Os procuradores revelam que ‘os fiéis precisavam pagar R$10 por dia à liderança da igreja como contrapartida por morarem na comunidade’. “As roupas utilizadas pelos moradores também precisavam ser compradas lá dentro, assim como a comida consumida por todos”.

“Nesse sentido, foram encontradas inúmeras planilhas que registravam os gastos e os débitos de cada pessoa com a igreja. Os documentos comprobatórios foram apreendidos”, afirma a Procuradoria.

Segundo os auditores, ‘a área de confecção e costura tinha mobiliários inadequados, com cadeiras quebradas, sem encosto e iluminação precária’. “Por outro lado, o local onde eram produzidos os pães vendidos pelos fiéis precisou ser interditado. A medida foi aplicada porque verificaram-se irregularidades nas instalações elétricas do espaço e nos equipamentos utilizados pelos trabalhadores, expondo a riscos de incêndio no espaço”.

“Vale destacar a apuração de que eram produzidos 700 pães por dia, com a finalidade de vendê-los – na cidade ou internamente – e auferir verba para a comunidade religiosa”, ressalta a Procuradoria.

“Diferente daquilo afirmado pelos líderes da seita, os auditores verificaram o uso de agrotóxicos na produção local. Vale destacar que os trabalhadores manipulavam os produtos sem qualquer proteção individual ou treinamento sobre a aplicação dos agroquímicos. Já no momento da venda, as mercadorias eram apresentadas como de produção orgânica”, diz a Procuradoria.

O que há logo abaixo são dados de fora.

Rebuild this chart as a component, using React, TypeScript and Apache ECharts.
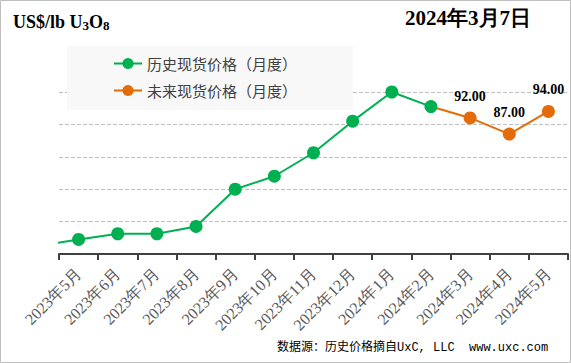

Segundo o Ministério Público Federal, ‘a auditoria fiscal do trabalho lavrará autos de infração para todas as irregularidades de legislação trabalhista e de saúde e segurança no trabalho encontradas, bem como auto de infração específico de submissão de trabalhadores a condição análoga à de escravo’.

“Desta forma, os empregadores serão notificados a rescindir os contratos de trabalho, formalizar retroativamente os vínculos trabalhistas e a quitar as verbas salariais e rescisórias dos empregados. Como nesse caso será realizada rescisão indireta dos contratos de trabalho, determinada pelos auditores-fiscais do trabalho, os trabalhadores terão direito a receber três parcelas do benefício de seguro-desemprego especial de trabalhador resgatado”, afirma.

O Ministério Público do Trabalho diz que vai requerer ‘medidas judiciais que objetivem garantir o cumprimento efetivo dos direitos trabalhistas sonegados e a observância das normas de saúde e segurança do trabalho violadas’.